Pieter Van Lierop, subregional forestry officer and team leader of the FAO Natural Resources, Risk Management and Climate Change Group in Costa Rica, explained that there are many factors driving this process.

The progress made is due, he said, “in part to the priority put in this country on its forest policy.”

“Another factor is the structural changes in agriculture, which have reduced the pressure to convert forests into agricultural land and have led to an increase in the area covered by secondary forests and to legal controls to prevent the change from natural forest to other uses for the land,” he said.

Some sustainable practices contribute to this increase in forested areas in the country.

For example, there has been a programme of payment for environmental services in place for two decades, financed by a tax on fossil fuels, among other sources.

The State pays the equivalent of 300 dollars every five years for each privately-owned hectare of protected forest and 1,128 dollars to owners who wish to create a secondary forest on their farms.
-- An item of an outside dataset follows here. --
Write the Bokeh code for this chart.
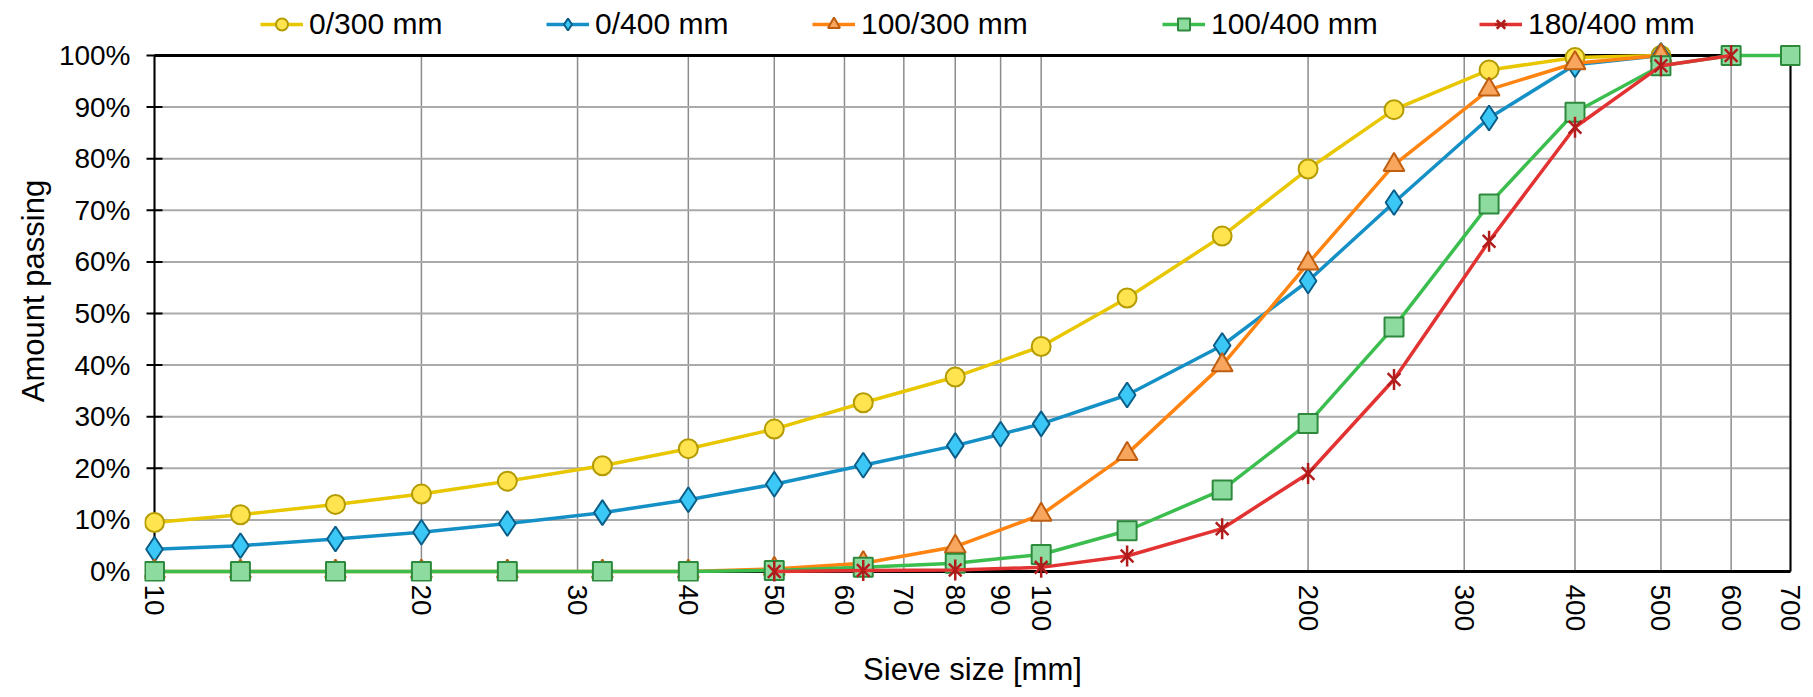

“What have we gained with this? That many more people come to see the forests,” said Gilmar Navarrrete, one of the heads of the programme of the.National Forestry Financing Fund (FONAFIFO).

“Hurricane Otto also hit recently: if we didn’t have the forest cover we have, the impact would have been very serious,” he told IPS.

There are other programmes in place. Lourdes Salazar works in Paquera, Lepanto and Cóbano, in northwest Costa Rica, with 83 farmers in a programme financed by the non-governmental Fundecooperación and supported by other public institutions.

“We work together with farmers because we want them to adapt to climate change, establish improved pastures, and change their mentality. We want them to let fruit trees grow, as well as timber trees for shade, which will also help them produce more,” the agricultural engineer told IPS.

Salazar takes part in a 10 million dollar project which aims to impact 400 farms around five hectares in size, which each farmer must reforest while raising cattle and pigs and growing organic produce.

“The farmers themselves say it’s more beneficial. If there was only one tree in a pasture all the cows would huddle there. Why not leave more trees? They have been learning that they produce more when they implement this type of practices,” said Salazar.